The COVID relief package was passed along party lines under the reconciliation procedure. This trick would have probably worked again but Democratic Senator Joe Manchin of West Virginia abruptly refused to support reconciliation. This means that the Dems would need at least 10 GOP and 50 Democratic senators to evade filibuster and pass the bill in an evenly split Senate. To that end, the White House needs to change tactics by "treating Republican leaders respectfully while also appealing directly to their constituents, making it painful for the GOP to be the Party of No," suggested Bloomberg.
However, it's not clear whether GOP voters will swallow the bait. For instance, S&P Global Biden's prognosis that the "build back better" plan will create 2.3 million jobs by 2024 does not sound too encouraging: according to CNN, Donald Trump managed to create 6.6 million jobs in his 36 months in office while during the 36-month period at the end of Barack Obama's tenure, employers added 8.1 million jobs.
At the same time, Biden's decision to ban the Keystone XL pipeline – part of his "build back better" initiative – has already killed thousands of high-paying, working-class and union jobs.
In addition to this, US conservative voters fear that Biden's tax proposal would prompt US corporations to "outsource" American jobs again, reversing Trump's effort to bring them back. Thus, Ford Motor Co has reportedly changed its mind and opted to build its next-generation vehicle in Mexico rather than at an Ohio plant.
GOP's Comeback in 2022
The Republican Party and its electorate are "united in opposition to Joe Biden’s liberal, socialist agenda that is destroying our country," says Paul Anthony Gosar, an American politician who has served as the US Representative for Arizona's 4th congressional district since 2013.
"President Trump brought many working-class voters our way, and Hispanic voters are increasingly inclined to vote Republican," he notes. "Meanwhile, the Democrats, led by Mr. Biden, have become the party of the elites, the naïve, and the socialist left."
Given this, it is quite plausible that the GOP will retake either one or both chambers in the 2022 midterms, despite losing the majority in the House in 2018 and in the US Senate in 2020, according to Marc Little and Billy Grant.

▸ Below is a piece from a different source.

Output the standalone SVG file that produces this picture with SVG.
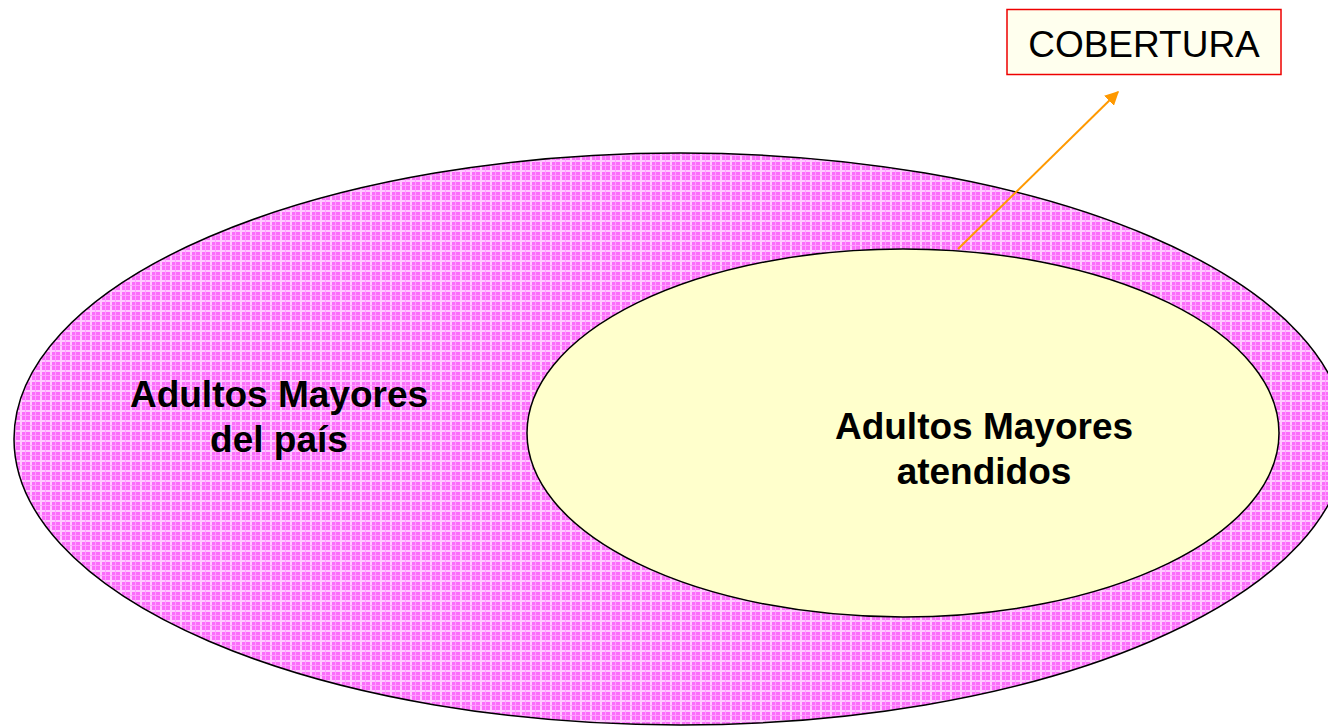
<svg xmlns="http://www.w3.org/2000/svg" width="1328" height="727" viewBox="0 0 1328 727">
<defs>
<pattern id="check" x="0" y="0" width="10" height="10" patternUnits="userSpaceOnUse">
<rect width="10" height="10" fill="#fb6cfb"/>
<rect x="0" y="0" width="2" height="10" fill="#ffc8ff"/>
<rect x="0" y="0" width="10" height="2" fill="#ffc8ff"/>
<rect x="5" y="0" width="1" height="10" fill="#ff9eff"/>
<rect x="0" y="5" width="10" height="1" fill="#ff9eff"/>
</pattern>
<marker id="arrow" viewBox="0 0 10 10" refX="9" refY="5" markerWidth="7" markerHeight="7" orient="auto">
<path d="M0,0 L10,5 L0,10 z" fill="#ff9900"/>
</marker>
</defs>
<style>
.lbl{font-family:"Liberation Sans",Arial,sans-serif;font-weight:bold;font-size:37px;fill:#000;text-anchor:middle}
.box{font-family:"Liberation Sans",Arial,sans-serif;font-size:37px;fill:#000;text-anchor:middle}
</style>
<rect width="1328" height="727" fill="#ffffff"/>
<g id="outer">
<ellipse cx="680" cy="439" rx="666" ry="286" fill="url(#check)" stroke="#000" stroke-width="1.5"/>
<text class="lbl" x="279" y="407">Adultos Mayores</text>
<text class="lbl" x="279" y="452">del país</text>
</g>
<g id="inner">
<ellipse cx="903" cy="433" rx="376" ry="184" fill="#ffffcc" stroke="#000" stroke-width="1.5"/>
<text class="lbl" x="984" y="439">Adultos Mayores</text>
<text class="lbl" x="984" y="484">atendidos</text>
</g>
<g id="cobertura">
<rect x="1007" y="9.5" width="274" height="65" fill="#ffffee" stroke="#ee0000" stroke-width="1.5"/>
<text class="box" x="1144" y="57">COBERTURA</text>
</g>
<g id="connectors">
<line x1="958" y1="249" x2="1118" y2="92" stroke="#ff9900" stroke-width="2" marker-end="url(#arrow)"/>
</g>
</svg>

"It is not the case that the Republican Party is not a single, powerful political force," argues Little. "The Republicans defied all odds in the 2020 election by nearly gaining a majority in the House of Representatives."
He believes that "with the right leadership and true and fair elections," the GOP can re-emerge in 2022 and return to its policies. However, this will happen only "if the Senate holds the line to prevent abolishing the legislative filibuster, retains the Electoral College, and prevents additional statehood for the District of Columbia and Puerto Rico," according to the political commentator. "This will be the test," he concludes.